Delicious Delectables: 

  • Mac & Cheese for dinner. ‘CAUSE I’M AN ADULT.
  • Sous vide steak leftover from yesterday. <- Very Adult.
  • 3 Lindor Lindt White Chocolate Truffle balls. ‘CAUSE I’M AN ADULT.

Quotent Quotables: 

  • [Nay, nein, nopes!]

Real Realizations: 

  • Emotions can come out via dreams, too! And be satisfied in a real way. 
  • I enjoy staying in one place for a while. Meeting people and immersing in their day-to-day life before moving on.
    • This trip is about understanding different cultures. I haven’t seen any of Austin (any!), but I’ve spent time living with a family and loving it!

[Redacted]

  • [Redacted].
  • [Redacted].
  • [Redacted].


Exciting Events: 

  • Woke up late. Had some caffeine at 9:30am, then slept until noon. 
  • Between 9:30am and noon, had a very strong emotional processing via dream. Felt like processing some very strong negative feelings about [redacted]. Spoke in babytalk in the dream in a really strong, healing way, like the childish wonder was spreading over the terrible feelings. 
  • Walked Smidge in the morning. 
  • Wrote up a report on my experience of Myschevia. 
  • Clocked 2 hrs into [redacted].  
  • Sent a joke to my improv group’s texting group. Enjoyed making & sharing it. They riffed on it, too. 
  • Called [redacted]. He talked about his depression and how his father abused him. Enjoyed helping him talk through it. 
    • Shared my methods for countering depression with him. Helpful, they seemed, and fun 🙂

Alluring Activities: 

  • Catching up with work. ALL CAUGHT UP SOON.
  • Daily meetings at 11 and 1. That means [redacted] on weekdays! Woot woot! [redacted] Hooray! 

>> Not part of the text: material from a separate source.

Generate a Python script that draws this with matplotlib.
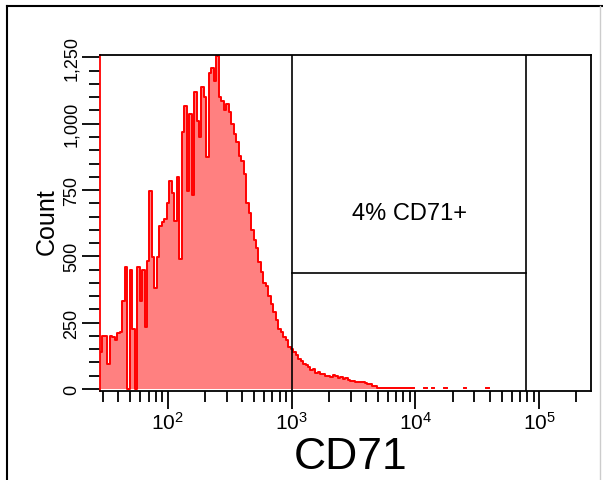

Travel Log 191021 (Redacted Version)

Start: [Redacted], Pflugerville, TX

End: [Redacted], Pflugerville, TX

Delicious Delectables: 

  • Ate 4 cans of Campbell’s Chicken Noodle Soup. 
  • Ate a handful of Lindor Lindt White Chocolate Truffles. 
  • Sous vided steak for David & Stephanie. Muy delicioso!

Quotent Quotables: 

  • [NAUGHT!]

Real Realizations: 

  • Didn’t go farther than 0.5 miles from the house today. Drank red wine.
    • Both contribute to my sadness this evening. 
  • [Redacted] got steak lodged in his esophagus. That’s 3 major dangerous events in my life involving people eating too large pieces of steak. Clearly it fucking happens. CUT YOUR STEAK SMALL, PEOPLE!

Exciting Events: 

  • Renegotiated the [redacted] deal. Now get [redacted] & the equivalent of [redacted] in equity. Feel fine about it. 
  • Worked on [redacted] for 2.25 hours. 
  • Completed an [redacted] chapter & sent it back. 
  • Defeated level 7 in Hogwarts Battle. KILLIN’ IT! 

Alluring Activities: 

  • Halloween in New Orleans! 
  • [Redacted]’s birthday party in St Louis. Should be OFF THE HIZZOUSE. 
  • Writing a response letter to [redacted]. I miss her.